So you are considering cosmetic breast surgery (breast enlargement, breast uplift or breast reduction) and want to find out more about the procedures. There are a number of pathways you can take to learn more about the procedure and most people start by typing in “breast surgery” or “breast implants” into Google. You are then faced with a whole host of health care providers selling their services with varying content on the surgical procedure, cost, the surgeon, etc. The other common vehicle for information is a friend or relative who has had a similar procedure performed.
Whatever method you use, you will find an enormous amount of information on the internet – so how on earth do you decide, for instance, which hospital you should choose and which surgeon should carry out the operation?
Here are some questions that you should have thought about before you see your surgeon:
Why do you want surgery?
Have you thought of non-surgical methods?
What are your expectations from the surgery?
How would you feel if the surgery didn’t meet your expectations?
These are extremely important questions to think about. Don’t under-estimate the fact that you are seeking surgery on “normal” healthy breasts with the intention of improving the cosmetic appearance of them. Surgery can have complications and that’s why the next “top tips” will help you in minimising the risks from surgery (but not eliminate completely).
Factors when considering which surgeon to choose:
Is he/she on the specialist GMC register (you can search for their name on the GMC website: www.gmc-uk.org)
Do they have an NHS practice and what is it? Ideally, you should choose a Surgeon who performs breast surgery and reconstruction in their NHS practice as they are more likely to carry out these types of procedures on a regular basis
How many of these procedures have they carried out? Like anything, someone who performs these procedures regularly is likely to have the best results. As a rough guide, you should select a surgeon that performs more than 30 procedures per year. Most surgeons will have a record including photos of patients they have operated on and patient testimonials they will be happy to share with you.
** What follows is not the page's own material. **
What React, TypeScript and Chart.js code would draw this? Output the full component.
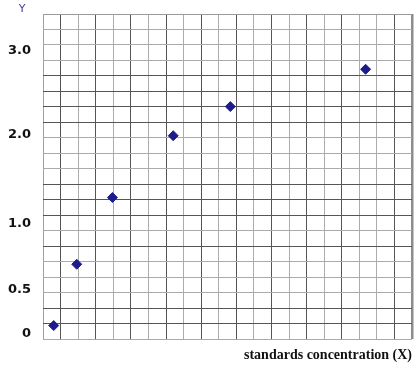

Are they a member of any professional societies for example Association of Breast Surgeons (ABS) or BAPRAS. Surgeons have to meet certain criteria to be a member of these societies.
What is their infection and implant loss rate (if carrying out breast augmentation). As a guide, you should find a surgeon with an infection rate of less than 5%, and an implant loss rate of less that 3%. This information should be readily available – if its not, then alarm bells should ring.
Most websites will have a profile of the surgeons so look for the information in there.
What about where to have your operation?
I would advise you to have your surgery as close to home as possible for obvious reasons. However, choice of surgeon, price and hospital reputation all feed into the decision making process. Make sure the hospital has CQC (Care Quality Commission) registration which ensures the hospital has met certain quality care standards. It is important to have sight of the terms and conditions laid down by the hospital. This is important if there are complications as you need to know if you will be charged for extra procedures that you may require. I believe it is important to operate in a theatre that has “clean air.” This is a special addition to the theatre environment that removes potential bacteria from the surrounding operating field which can help to reduce infection rates. I would also encourage patients to, where possible, have their surgery done as a day case procedure so you will be back in your own home that evening.
In summary, think carefully about why you wish to pursue cosmetic breast surgery and speak to people who have been through the process themselves. Choose your surgeon carefully, paying particular attention to their NHS practice (if they have one) and what they do at their NHS hospital. Look for tangible evidence to suggest safe practice – such as infection rates – and find out whether or not the hospital is geared up for day case procedures. But above all, don’t rush into it and make sure you meet with your surgeon and feel comfortable with him/her before parting with your hard earned money. It may be tempting to go for what looks like a cheaper option, but you may pay more in the long run if you have to pay for revisions and follow-up procedures.